Mastered by Alan Yoshida

Graphic Design by Lawrence Azerrad

Cover photograph: “Drive-In Theatre, Las Vegas, 1987,” by Richard Misrach, courtesy Fraenkel Gallery, Pace/MacGill Gallery and Marc Selwyn Fine Arts

Executive Producer: Robert Hurwitz


Brad Mehldau doesn’t do things by halves and in a year which has also seen the pianist release an ambitious double album with mezzo soprano Anne Sofie von Otter for which he wrote music set to the poems of Sara Teasdale, ee cummings and Philip Larkin, Highway Rider released back in the spring was both a sequel to his earlier album Largo from 2002 reuniting him with rock drummer Matt Chamberlain and producer Jon Brion, but also a way for the pianist to put down a marker by saying “look out I’ve changed”.

And changed he has; far on from his early career as the “new Bill Evans”; a distance on too from his prevailing Gothic impulses or homages to angsty alternative rock bands or doomed songwriters, Highway Rider shows the Brahmsian side of Mehldau leavened with a grasp of the folklore of The Road in American literature and music. As Mehldau told Jazzwise’s Selwyn Harris in the April issue: “There is a journey idea to the record, and a cyclical element – leaving home, travelling, and returning home.”

While he might not be a Travis-type figure, a mysterious traveller, and Highway Rider is hardly Mehldau’s version of Paris Texas, nonetheless the double album is an intriguing and even sentimental take on his notion of America, distinct from say Pat Metheny’s. His is less about sweeping prairies and wide-open landscapes and Mehldau particularly with his “protagonist” Joshua Redman casts a wary eye on a fast disappearing nation passing by; he always keeps his critical faculties alert even in whimsier mode.

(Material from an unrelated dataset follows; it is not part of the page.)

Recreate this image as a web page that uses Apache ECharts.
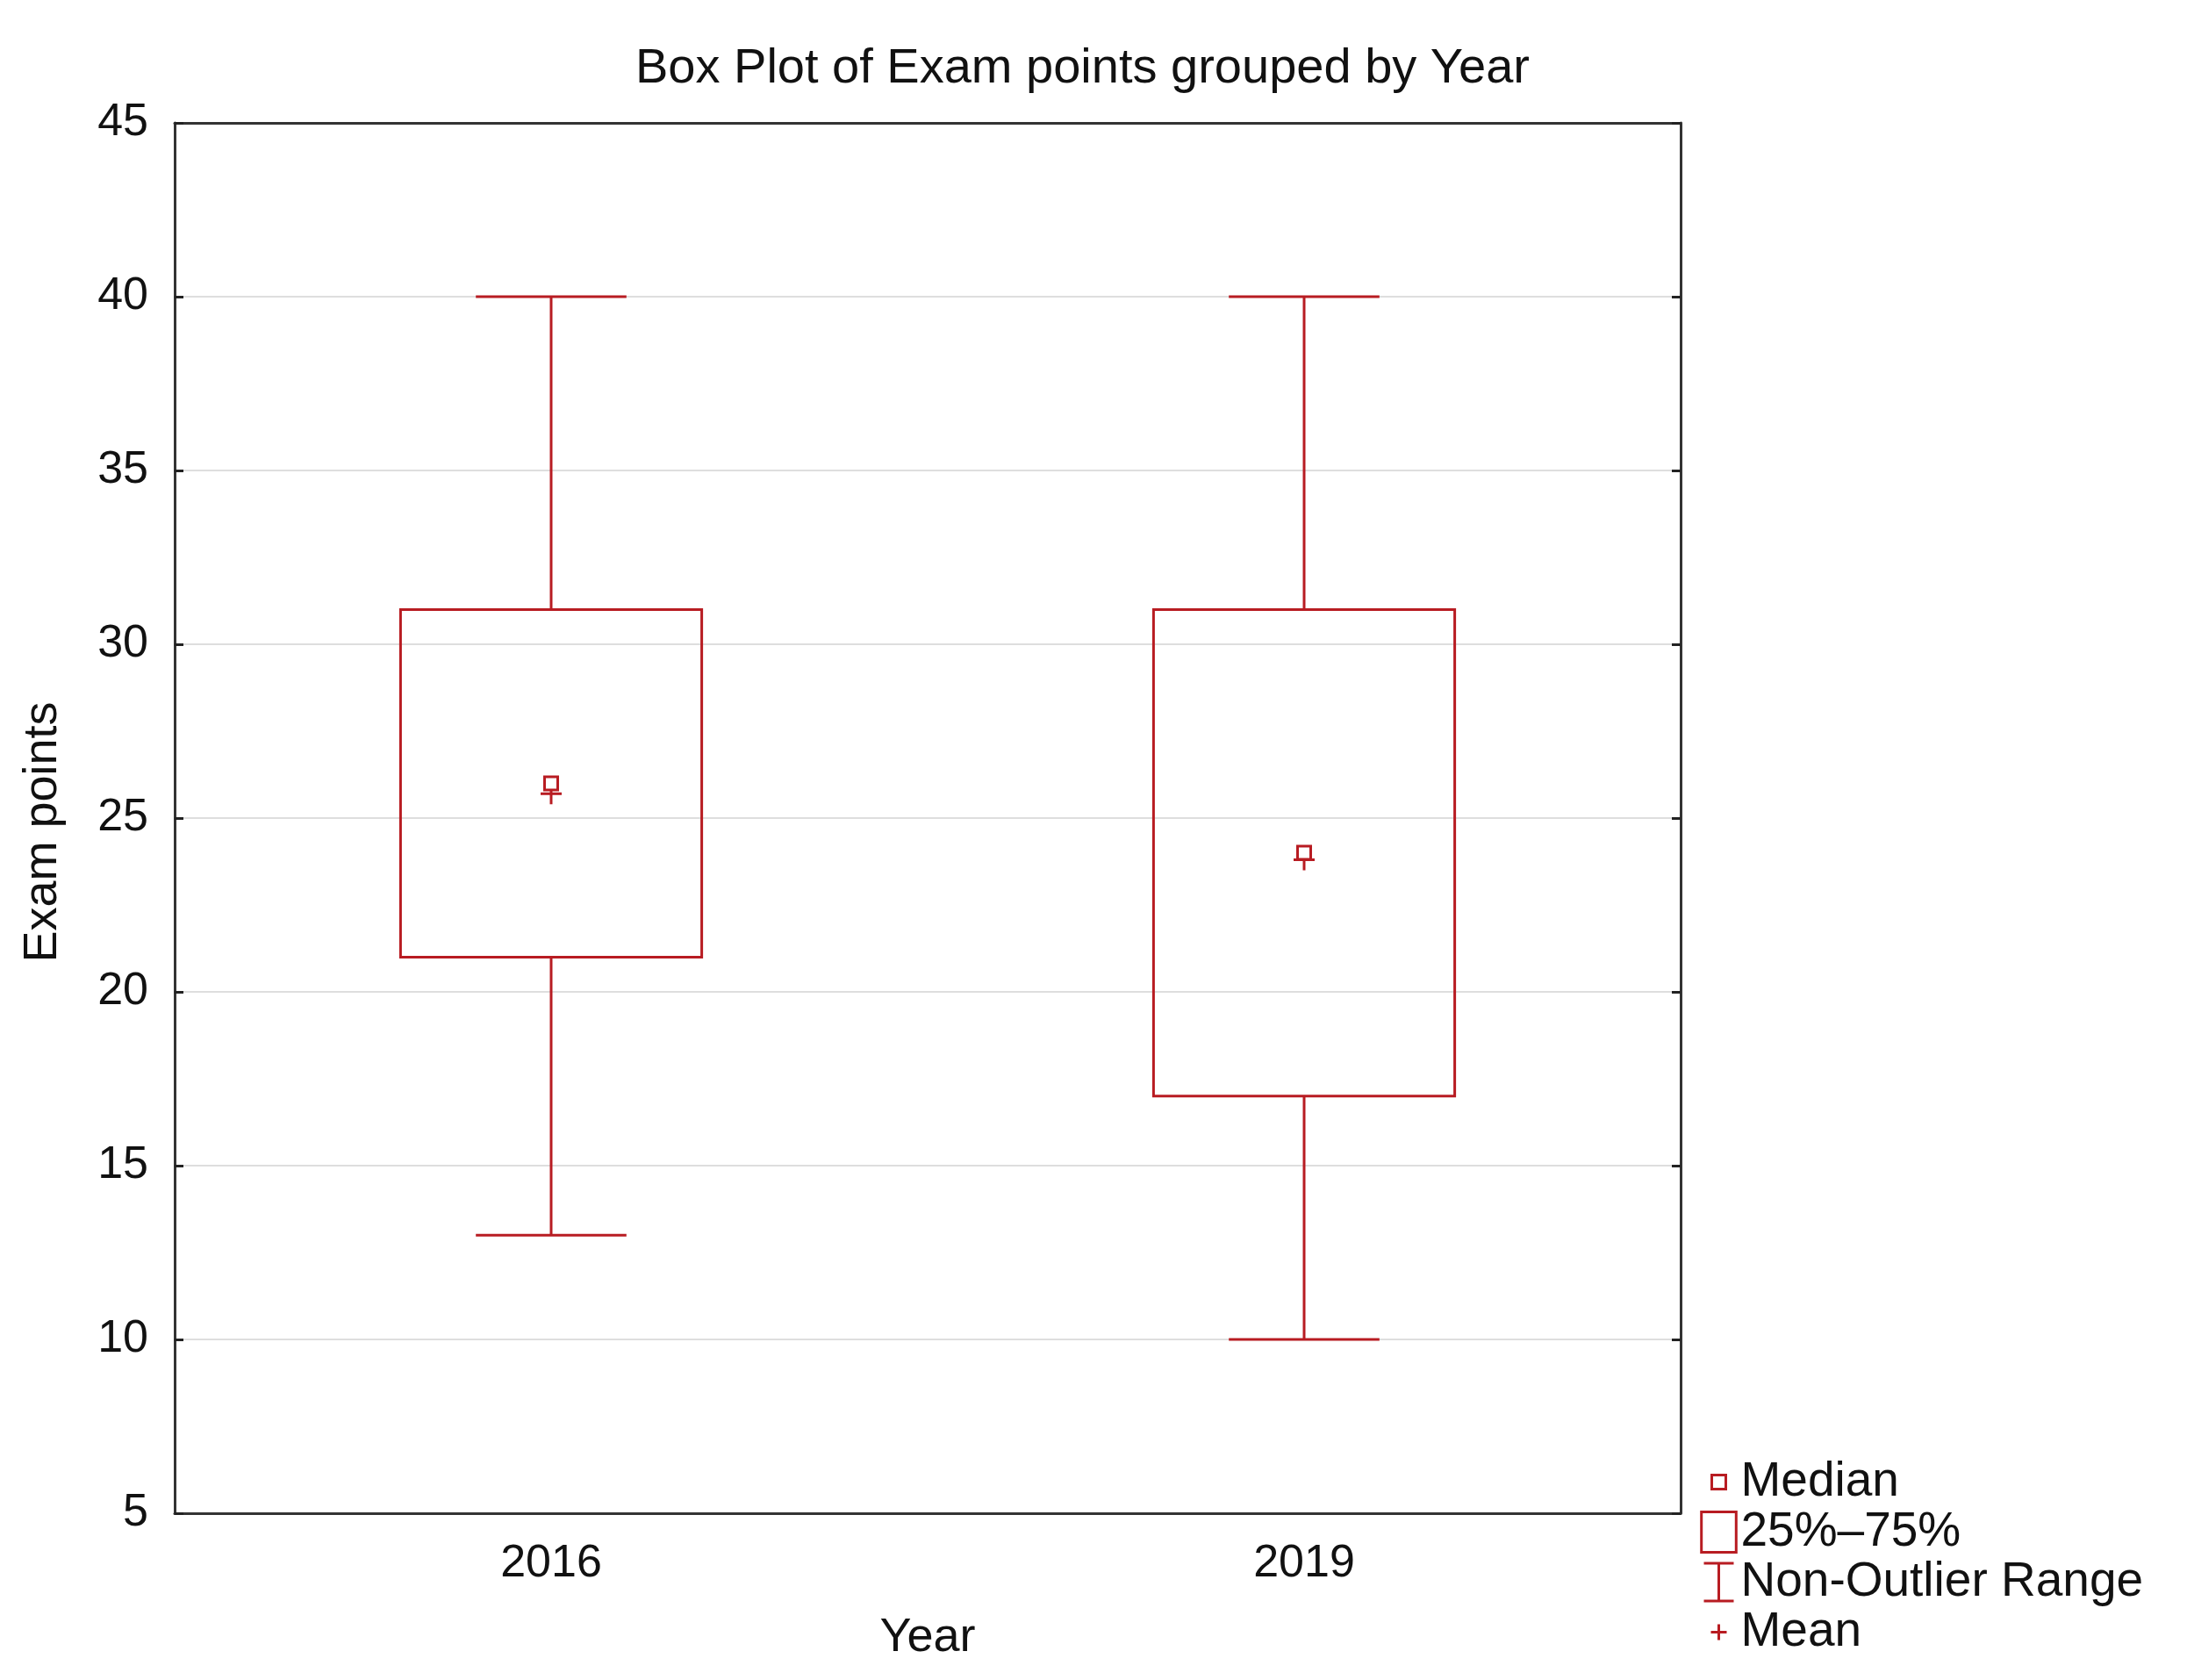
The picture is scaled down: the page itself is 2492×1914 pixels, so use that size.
<!DOCTYPE html>
<html>
<head>
<meta charset="utf-8">
<title>Box Plot of Exam points grouped by Year</title>
<script src="https://cdn.jsdelivr.net/npm/echarts@6/dist/echarts.min.js"></script>
<style>
  html, body { margin: 0; padding: 0; background: #fff; }
  #chart { width: 2492px; height: 1914px; }
</style>
</head>
<body>
<div id="chart"></div>
<script>
// data
var years = ["2016", "2019"];
var lowWhisker = [13, 10];
var q1 = [21, 17];
var median = [26, 24];
var q3 = [31, 31];
var highWhisker = [40, 40];
var mean = [25.7, 23.8];
var yTicks = { min: 5, max: 45, step: 5 };

var red = "#b81c22";
var font = "Liberation Sans";

var chart = echarts.init(document.getElementById("chart"));

var boxData = years.map(function (y, i) { return [i, q1[i], q3[i]]; });
var rangeData = years.map(function (y, i) { return [i, lowWhisker[i], q1[i], q3[i], highWhisker[i]]; });
var medianData = years.map(function (y, i) { return [i, median[i]]; });
var meanData = years.map(function (y, i) { return [i, mean[i]]; });

function bandWidth(api) {
  return api.size([1, 0])[0];
}

var option = {
  animation: false,
  backgroundColor: "#fff",
  textStyle: { fontFamily: font },
  title: {
    text: "Box Plot of Exam points grouped by Year",
    left: 724,
    top: 46,
    padding: [5, 0, 5, 0],
    textStyle: { fontSize: 56, fontWeight: "normal", color: "#111", fontFamily: font },
  },
  legend: {
    orient: "vertical",
    left: 1937,
    top: 1660,
    padding: 0,
    itemGap: 0,
    itemWidth: 40,
    itemHeight: 46,
    selectedMode: false,
    textStyle: { fontSize: 55, lineHeight: 57, color: "#111", fontFamily: font },
    itemStyle: { color: "rgba(0,0,0,0)", borderColor: red, borderWidth: 3 },
    data: [
      { name: "Median", icon: "path://M0,0M40,46M12,15h16v16h-16z" },
      { name: "25%–75%", icon: "path://M1.5,1.5h37v43h-37z" },
      { name: "Non-Outlier Range", icon: "path://M0,0M40,46M3,1.5h34M20,1.5v43M3,44.5h34" },
      { name: "Mean", icon: "path://M0,0M40,46M11,23h18M20,14v18" },
    ],
  },
  grid: { left: 199, right: 577, top: 140, bottom: 190 },
  xAxis: [
    {
      type: "category",
      data: years,
      boundaryGap: true,
      name: "Year",
      nameLocation: "middle",
      nameGap: 115,
      nameTextStyle: { fontSize: 54, color: "#111", fontFamily: font },
      axisLine: { lineStyle: { color: "#333", width: 3 } },
      axisTick: { inside: true, alignWithLabel: true, length: 10, lineStyle: { color: "#222", width: 3 } },
      axisLabel: { fontSize: 52, color: "#111", margin: 32, fontFamily: font },
      splitLine: { show: false },
    },
    {
      type: "category",
      data: years,
      position: "top",
      boundaryGap: true,
      axisLine: { lineStyle: { color: "#333", width: 3 } },
      axisTick: { inside: true, alignWithLabel: true, length: 10, lineStyle: { color: "#222", width: 3 } },
      axisLabel: { show: false },
      splitLine: { show: false },
    },
  ],
  yAxis: [
    {
      type: "value",
      min: yTicks.min,
      max: yTicks.max,
      interval: yTicks.step,
      name: "Exam points",
      nameLocation: "middle",
      nameGap: 123,
      nameTextStyle: { fontSize: 54, color: "#111", fontFamily: font, padding: [0, 32, 0, 0] },
      axisLine: { show: true, lineStyle: { color: "#333", width: 3 } },
      axisTick: { show: true, inside: true, length: 10, lineStyle: { color: "#222", width: 3 } },
      axisLabel: { fontSize: 52, color: "#111", margin: 30, fontFamily: font },
      splitLine: { show: true, lineStyle: { color: "#dedede", width: 2 } },
    },
    {
      type: "value",
      position: "right",
      min: yTicks.min,
      max: yTicks.max,
      interval: yTicks.step,
      axisLine: { show: true, lineStyle: { color: "#333", width: 3 } },
      axisTick: { show: true, inside: true, length: 10, lineStyle: { color: "#222", width: 3 } },
      axisLabel: { show: false },
      splitLine: { show: false },
    },
  ],
  series: [
    {
      name: "Median",
      type: "custom",
      z: 4,
      itemStyle: { color: red },
      encode: { x: 0, y: 1 },
      data: medianData,
      renderItem: function (params, api) {
        var p = api.coord([api.value(0), api.value(1)]);
        var s = 15;
        return {
          type: "rect",
          shape: { x: p[0] - s / 2, y: p[1] - s / 2, width: s, height: s },
          style: { fill: "#fff", stroke: red, lineWidth: 3 },
        };
      },
    },
    {
      name: "25%–75%",
      type: "custom",
      z: 2,
      itemStyle: { color: red },
      encode: { x: 0, y: [1, 2] },
      data: boxData,
      renderItem: function (params, api) {
        var top = api.coord([api.value(0), api.value(2)]);
        var bot = api.coord([api.value(0), api.value(1)]);
        var w = bandWidth(api) * 0.4;
        return {
          type: "rect",
          shape: { x: top[0] - w / 2, y: top[1], width: w, height: bot[1] - top[1] },
          style: { fill: "none", stroke: red, lineWidth: 3 },
        };
      },
    },
    {
      name: "Non-Outlier Range",
      type: "custom",
      z: 2,
      itemStyle: { color: red },
      encode: { x: 0, y: [1, 2, 3, 4] },
      data: rangeData,
      renderItem: function (params, api) {
        var x = api.value(0);
        var lo = api.coord([x, api.value(1)]);
        var b1 = api.coord([x, api.value(2)]);
        var b3 = api.coord([x, api.value(3)]);
        var hi = api.coord([x, api.value(4)]);
        var c = bandWidth(api) * 0.1;
        var st = { stroke: red, lineWidth: 3 };
        return {
          type: "group",
          children: [
            { type: "line", shape: { x1: lo[0], y1: lo[1], x2: b1[0], y2: b1[1] }, style: st },
            { type: "line", shape: { x1: b3[0], y1: b3[1], x2: hi[0], y2: hi[1] }, style: st },
            { type: "line", shape: { x1: lo[0] - c, y1: lo[1], x2: lo[0] + c, y2: lo[1] }, style: st },
            { type: "line", shape: { x1: hi[0] - c, y1: hi[1], x2: hi[0] + c, y2: hi[1] }, style: st },
          ],
        };
      },
    },
    {
      name: "Mean",
      type: "custom",
      z: 3,
      itemStyle: { color: red },
      encode: { x: 0, y: 1 },
      data: meanData,
      renderItem: function (params, api) {
        var p = api.coord([api.value(0), api.value(1)]);
        var a = 12;
        var st = { stroke: red, lineWidth: 3 };
        return {
          type: "group",
          children: [
            { type: "line", shape: { x1: p[0] - a, y1: p[1], x2: p[0] + a, y2: p[1] }, style: st },
            { type: "line", shape: { x1: p[0], y1: p[1] - a, x2: p[0], y2: p[1] + a }, style: st },
          ],
        };
      },
    },
  ],
};

chart.setOption(option);
</script>
</body>
</html>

Mehldau with the Britten Sinfonia during the recent London Jazz Festival opened up the work to new pastures and the woodwind textures particularly came out even more strongly than they do on the record, while drummers Jeff Ballard and Matt Chamberlain demonstrated a rapport that they also hinted at on the record. Mehldau returns with a live solo album in January, a more sober outing at times than Highway Rider which despite the lighter atmosphere, nonetheless impressed Jazzwise writers by showing another side to the increasingly influential Mehldau.